A, The differentially expressed genes in stages of D. radiodurans R1 irradiation and recovery. B, The expression pattern of annotated CDS and ncRNA reads. DC: wild type before radiation. D1: wild type with 1000 Gy radiation; D3: wild type with 3000 Gy radiation. DR: wild type one hour after 3000 Gy radiation.

Figure 3. Principal component analysis of transcriptome profiling in D. radiodurans R1.

A, the plot of the principal component 1 (PC1) versus principal component 2 (PC2) was presented. B, Loadings plot of PC1. C, Hierarchical clustering analyses of the selected genes that have a high correlation with PC1. D, Loadings plot of PC2. E, Hierarchical clustering analyses of the selected genes that have a high correlation with PC2.

Figure 4. Expression patterns of selected genes for DNA repair pathway system (* padj<0.1).

A, base excision repair. B, nucleotide excision repair. C, homologous recombination. D. mismatch repair.

Figure 5. The differentially expressed TCA cycle genes during D. radiodurans R1 irradiation and recovery.

The significant level (padj-value <0.1) of genes are indicated by the asterisks.

Figure 6. Analysis of small molecule antioxidants in D. radiodurans R1.

A, Proposed pathway of bacillithiol biosynthesis in D. radiodurans R1. The enzymes involved are marked in red, and their expression level before (DC), during (D1, D3) and after (DR) irradiation are shown by the grids.

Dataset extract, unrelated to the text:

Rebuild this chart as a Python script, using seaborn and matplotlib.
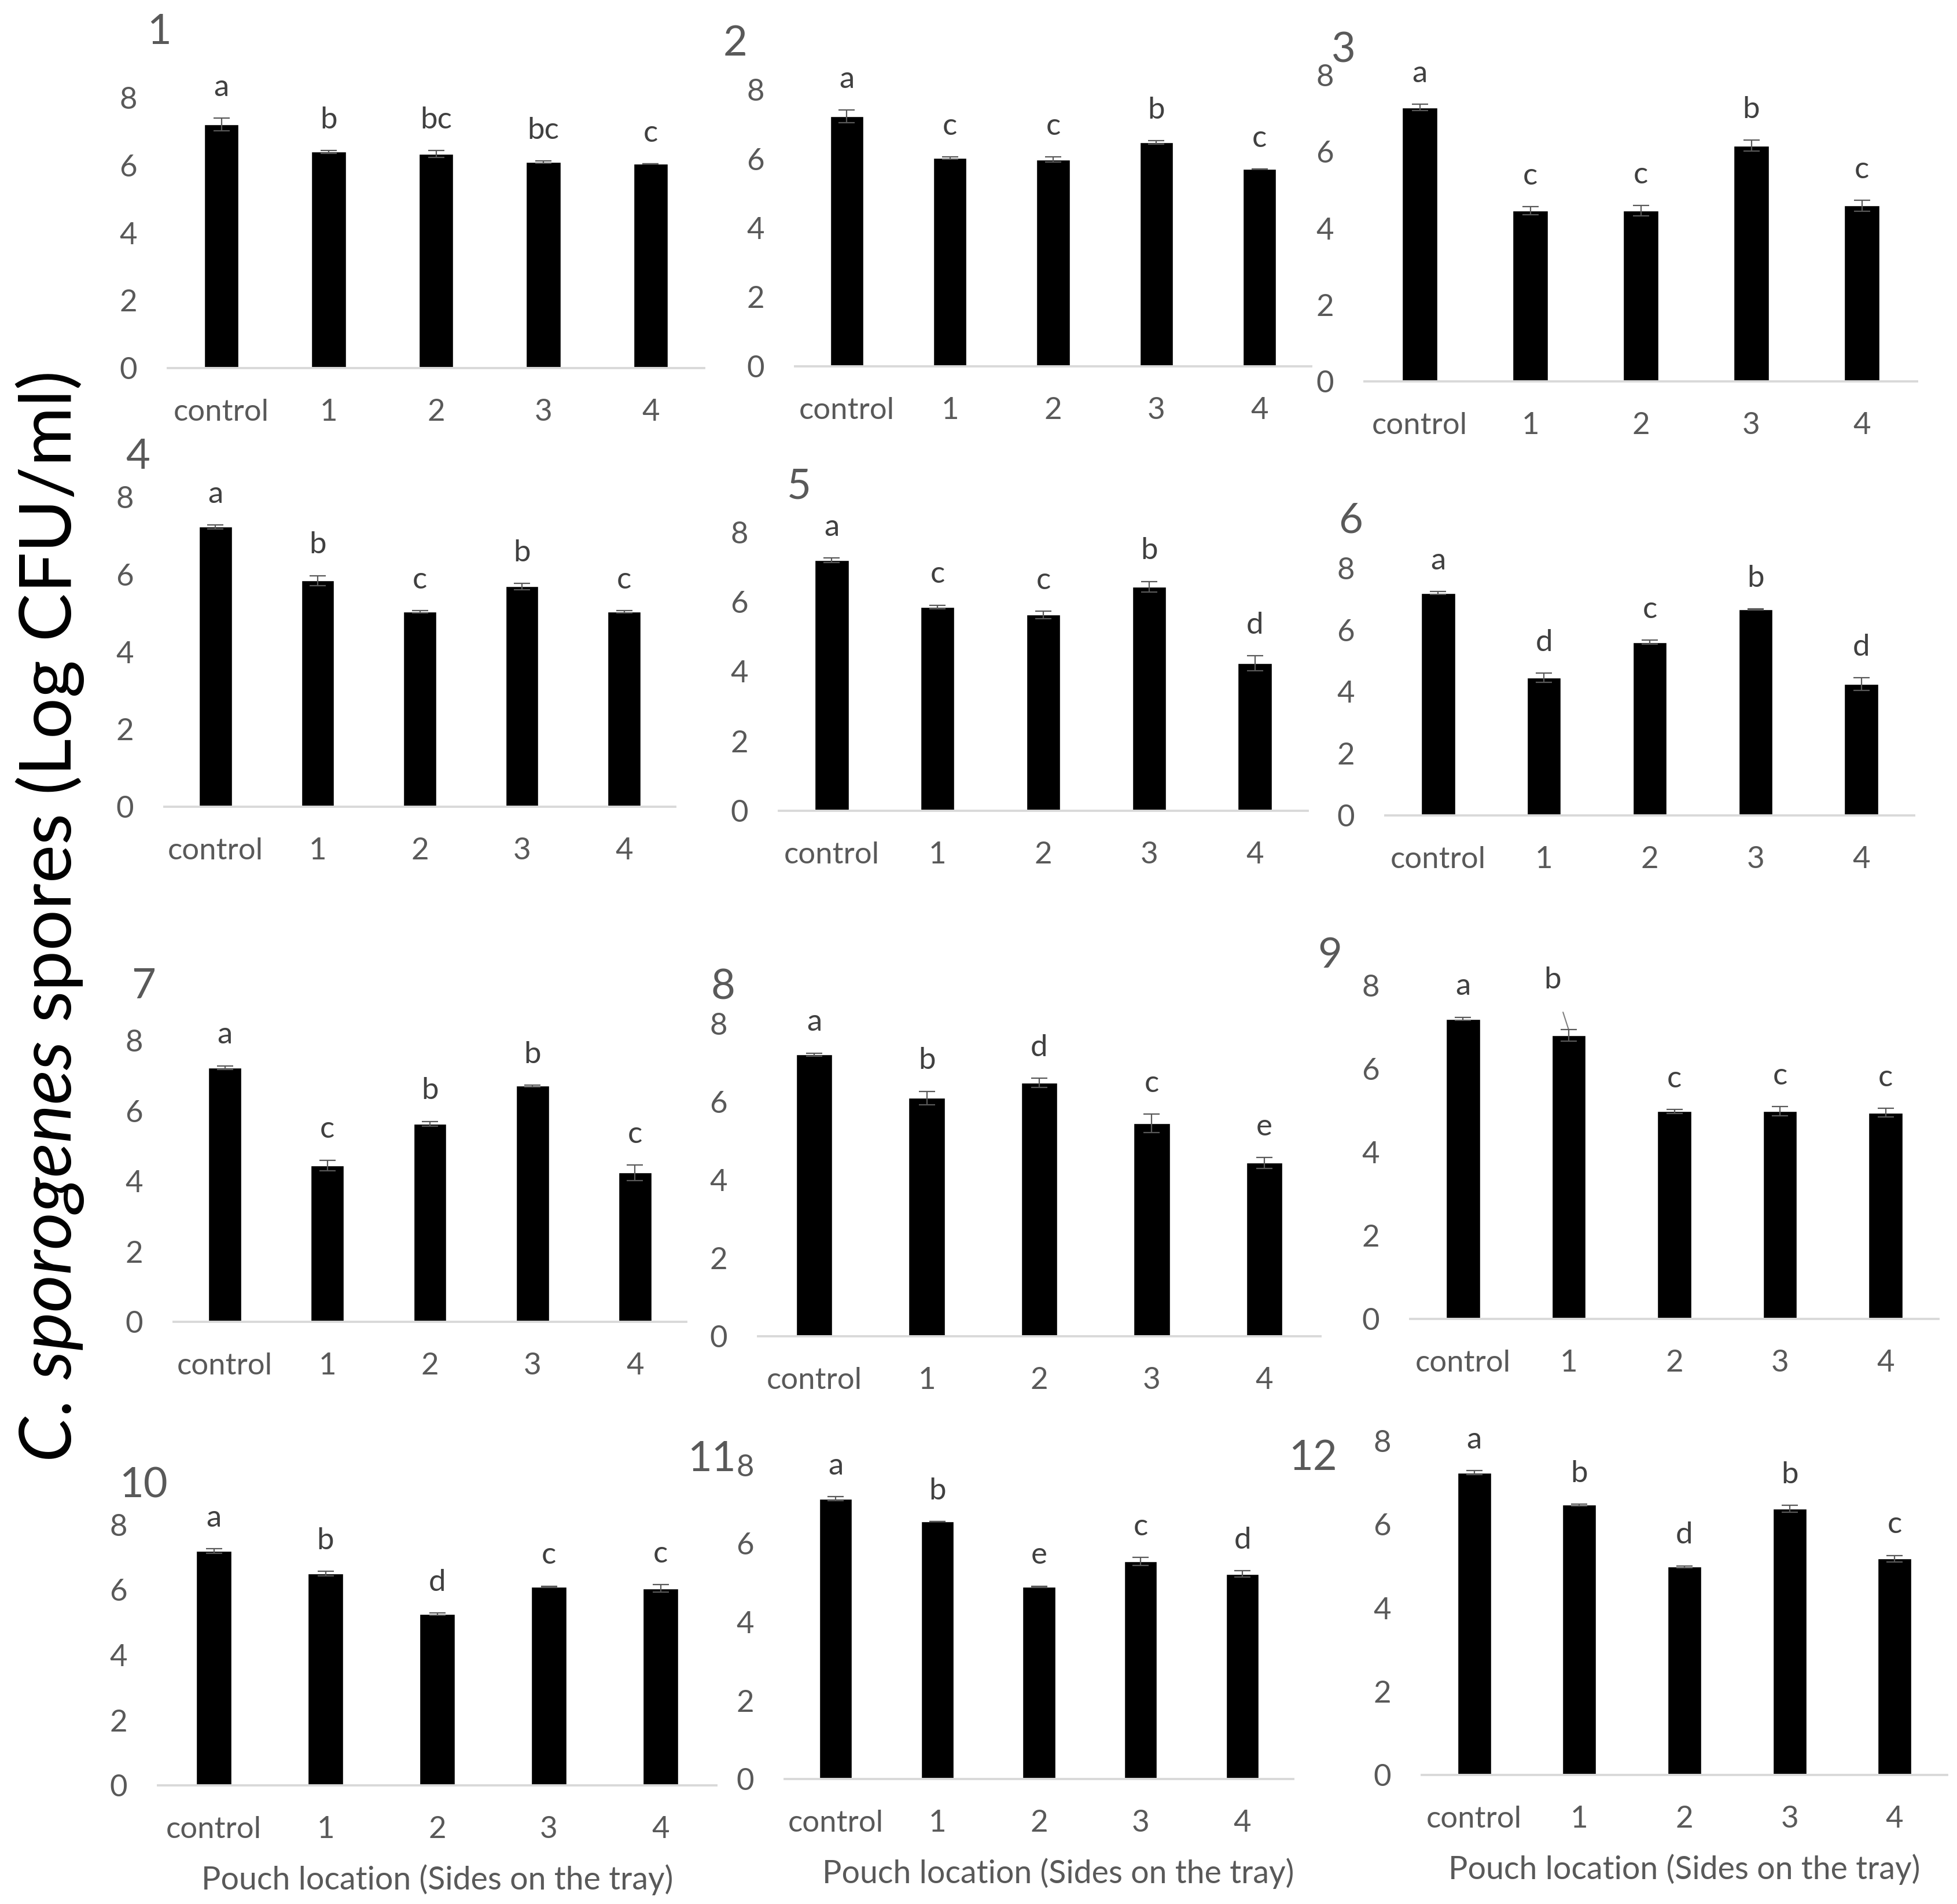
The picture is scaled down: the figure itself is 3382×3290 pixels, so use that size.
import matplotlib
matplotlib.use("Agg")
import matplotlib.pyplot as plt
import seaborn as sns
import numpy as np

# ---------------- data ----------------
CATEGORIES = ["control", "1", "2", "3", "4"]
PANEL_LABELS = ["1", "2", "3", "4", "5", "6", "7", "8", "9", "10", "11", "12"]
YTICKS = [0, 2, 4, 6, 8]

MEANS = [
    [7.21, 6.40, 6.34, 6.10, 6.04],   # 1
    [7.23, 6.03, 5.98, 6.48, 5.71],   # 2
    [7.16, 4.46, 4.46, 6.16, 4.59],   # 3
    [7.23, 5.84, 5.04, 5.69, 5.04],   # 4
    [7.20, 5.86, 5.63, 6.44, 4.24],   # 5
    [7.20, 4.45, 5.61, 6.67, 4.25],   # 6
    [7.23, 4.45, 5.63, 6.71, 4.24],   # 7
    [7.21, 6.10, 6.49, 5.45, 4.44],   # 8
    [7.20, 6.80, 4.98, 4.99, 4.95],   # 9
    [7.20, 6.50, 5.26, 6.10, 6.05],   # 10
    [7.15, 6.57, 4.90, 5.55, 5.23],   # 11
    [7.24, 6.47, 4.99, 6.38, 5.18],   # 12
]
ERRORS = [
    [0.19, 0.04, 0.10, 0.03, 0.00],
    [0.18, 0.03, 0.08, 0.05, 0.00],
    [0.08, 0.11, 0.13, 0.14, 0.14],
    [0.05, 0.13, 0.03, 0.08, 0.03],
    [0.07, 0.05, 0.10, 0.15, 0.21],
    [0.05, 0.15, 0.07, 0.02, 0.20],
    [0.05, 0.15, 0.07, 0.02, 0.22],
    [0.04, 0.17, 0.12, 0.24, 0.14],
    [0.04, 0.14, 0.05, 0.11, 0.10],
    [0.07, 0.07, 0.04, 0.02, 0.12],
    [0.05, 0.00, 0.02, 0.10, 0.08],
    [0.05, 0.02, 0.02, 0.08, 0.08],
]
LETTERS = [
    ["a", "b", "bc", "bc", "c"],
    ["a", "c", "c", "b", "c"],
    ["a", "c", "c", "b", "c"],
    ["a", "b", "c", "b", "c"],
    ["a", "c", "c", "b", "d"],
    ["a", "d", "c", "b", "d"],
    ["a", "c", "b", "b", "c"],
    ["a", "b", "d", "c", "e"],
    ["a", "b", "c", "c", "c"],
    ["a", "b", "d", "c", "c"],
    ["a", "b", "e", "c", "d"],
    ["a", "b", "d", "b", "c"],
]
XLABEL = "Pouch location (Sides on the tray)"

# ---------------- layout (pixels in a 3382x3290 canvas) ----------------
W, H = 3382, 3290
# (left, right, y of 0 tick, y of 8 tick)
AX_PX = [
    (290, 1217, 636, 169),
    (1374, 2266, 633, 155),
    (2358, 3313, 659, 130),
    (284, 1167, 1394, 859),
    (1346, 2260, 1401, 920),
    (2394, 3308, 1409, 982),
    (300, 1186, 2284, 1798),
    (1310, 2282, 2309, 1769),
    (2437, 3350, 2279, 1703),
    (273, 1238, 3085, 2635),
    (1356, 2235, 3074, 2532),
    (2457, 3365, 3067, 2490),
]
NUM_PX = [(275, 55), (1271, 75), (2322, 87), (238, 789), (1381, 841), (2334, 900),
          (248, 1705), (1249, 1706), (2298, 1651), (248, 2567), (1230, 2522), (2269, 2519)]
XLABEL_X = {9: 0.5, 10: 0.538, 11: 0.5}

GRAY = "#595959"
FONT = ["Lato", "DejaVu Sans"]

sns.set_style("white")
plt.rcParams["font.family"] = FONT
plt.rcParams["mathtext.fontset"] = "custom"
plt.rcParams["mathtext.rm"] = "Lato"
plt.rcParams["mathtext.it"] = "Lato:italic"

fig = plt.figure(figsize=(W / 100, H / 100), dpi=100)

TICK_FS = 38
for i in range(12):
    L, R, y0, y8 = AX_PX[i]
    ax = fig.add_axes([L / W, 1 - y0 / H, (R - L) / W, (y0 - y8) / H])
    sns.barplot(x=CATEGORIES, y=MEANS[i], color="black", saturation=1,
                width=0.32, errorbar=None, ax=ax)
    xs = np.arange(len(CATEGORIES))
    ax.errorbar(xs, MEANS[i], yerr=ERRORS[i], fmt="none", ecolor=GRAY,
                elinewidth=1.6, capsize=10, capthick=1.6, zorder=5)
    ax.set_ylim(0, 8)
    ax.set_xlim(-0.5, 4.5)
    ax.set_yticks(YTICKS)
    for s in ["left", "right", "top"]:
        ax.spines[s].set_visible(False)
    ax.spines["bottom"].set_color("#d9d9d9")
    ax.spines["bottom"].set_linewidth(2.8)
    ax.tick_params(axis="y", length=0, pad=38, labelsize=TICK_FS, labelcolor=GRAY)
    ax.tick_params(axis="x", length=0, pad=38, labelsize=TICK_FS, labelcolor=GRAY)
    ax.set_ylabel("")
    ax.set_xlabel("")
    ax.patch.set_alpha(0)

    for j, lab in enumerate(LETTERS[i]):
        top = MEANS[i][j] + ERRORS[i][j]
        if i == 8 and j == 1:
            ax.annotate(lab, xy=(j, top), xytext=(-20, 62), textcoords="offset points",
                        ha="center", va="center", fontsize=TICK_FS, color="#404040",
                        annotation_clip=False,
                        arrowprops=dict(arrowstyle="-", color="#7f7f7f", lw=1.5,
                                        shrinkA=22, shrinkB=0))
        else:
            ax.annotate(lab, xy=(j, top), xytext=(0, 38), textcoords="offset points",
                        ha="center", va="center", fontsize=TICK_FS, color="#404040",
                        annotation_clip=False)

    nx, ny = NUM_PX[i]
    fig.text(nx / W, 1 - ny / H, PANEL_LABELS[i], ha="center", va="center",
             fontsize=52, color=GRAY)

    if i >= 9:
        ax.set_xlabel(XLABEL, fontsize=40, color=GRAY, labelpad=26)
        ax.xaxis.label.set_x(XLABEL_X[i])

fig.text(86 / W, 1 - 1585 / H, r"$\mathit{C.\,sporogenes}$ spores (Log CFU/ml)",
         rotation=90, ha="center", va="center", fontsize=90, color="black")

fig.savefig("out.png", dpi=100, facecolor="white")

The bar on the bottom left indicates the relationship between color and gene expression level. The concentration of bacillithiol and cysteine in each treatment is plotted on the top right. The error bars are standard error of the mean (SEM) values based on three biological replicates. B, the survival curves of the wild type (red) and the crtB deficient mutant (blue) during increasing doses of ⁶⁰Co irradiation. An increased sensitivity to acute radiation in the crtB mutant is evident. C, carotenoid variation patterns in LC-MS analysis of the wild type (red) and the mutant strains (yellow).

Figure 7. Overview of network components including genes and antioxidants in D. radiodurans that prevent cell damage from extreme irradiation.

Red arrows and green arrows indicate the up-regulation and down-regulation, respectively. The representative D.radiodurans gene name is shown. The response of the DNA repair system activated in different stages of irradiation is listed. DC: wild type before radiation. D1: wild type with 1000 Gy radiation; D3: wild type with 3000 Gy radiation. DR: wild type one hour after 3000 Gy radiation.